4.2. The supernatural and reality
There are two versions of “The Mysterious Portrait.” The first was published in 1835 in the collection, Arabesques. The second was published in 1842 when Gogol was living in Rome. The second version toned down the supernatural elements in the first version. It provides a psychological and realistic explanation for the events in the first part and is the more well-known of the two versions.
In the second version, the ‘demonic’ attributes of the portrait could be explained by Chartkov’s preoccupation with money. Poor and worried about finances, it is not inconceivable that he would dream of the old man stepping out of the painting and dropping rolls of gold coins from a purse. For the gold ducats found in the portrait frame, Chartkov thinks they are a gift left by a grandfather for his descendants.
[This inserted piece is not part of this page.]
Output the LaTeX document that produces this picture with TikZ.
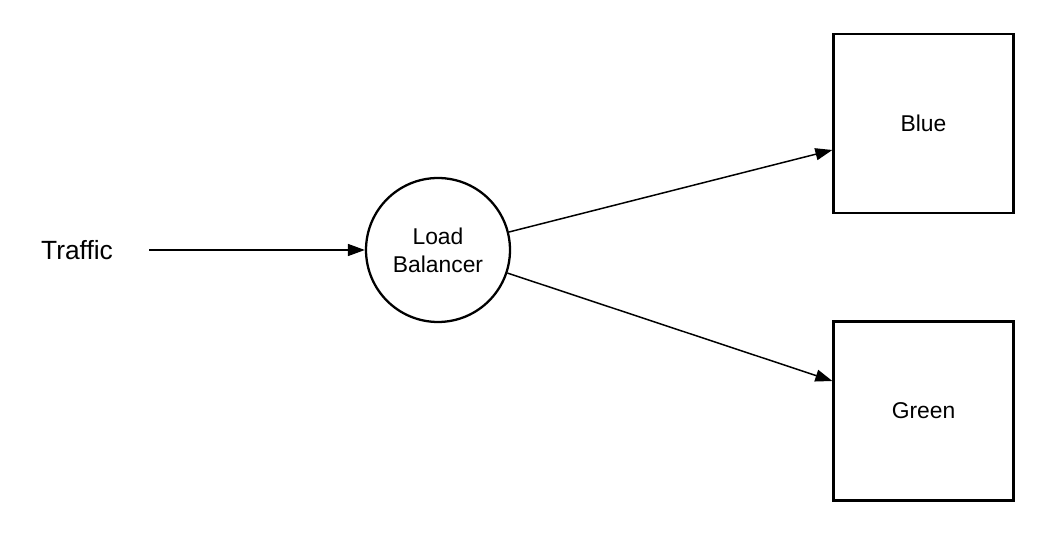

The social pressure exerted on artists like Chartkov to conform to popular taste could have led them to project their anxieties onto the portrait, which led them down the path of materialism.
Nevertheless, both versions call into question the nature of reality, showing that psychological and sociological explanations are insufficient to explain the story’s strange events. Moreover, the realistic tone of the second version makes the remaining supernatural elements stand out more, becoming even more disconcerting.
Basom (1994) observes that at the end of the second version, “Not only is evil not vanquished, but we are even sure what form it takes, whether the devil is incarnate in the portrait, or psychological, societal and economic forces are responsible for Chartkov’s misfortune.”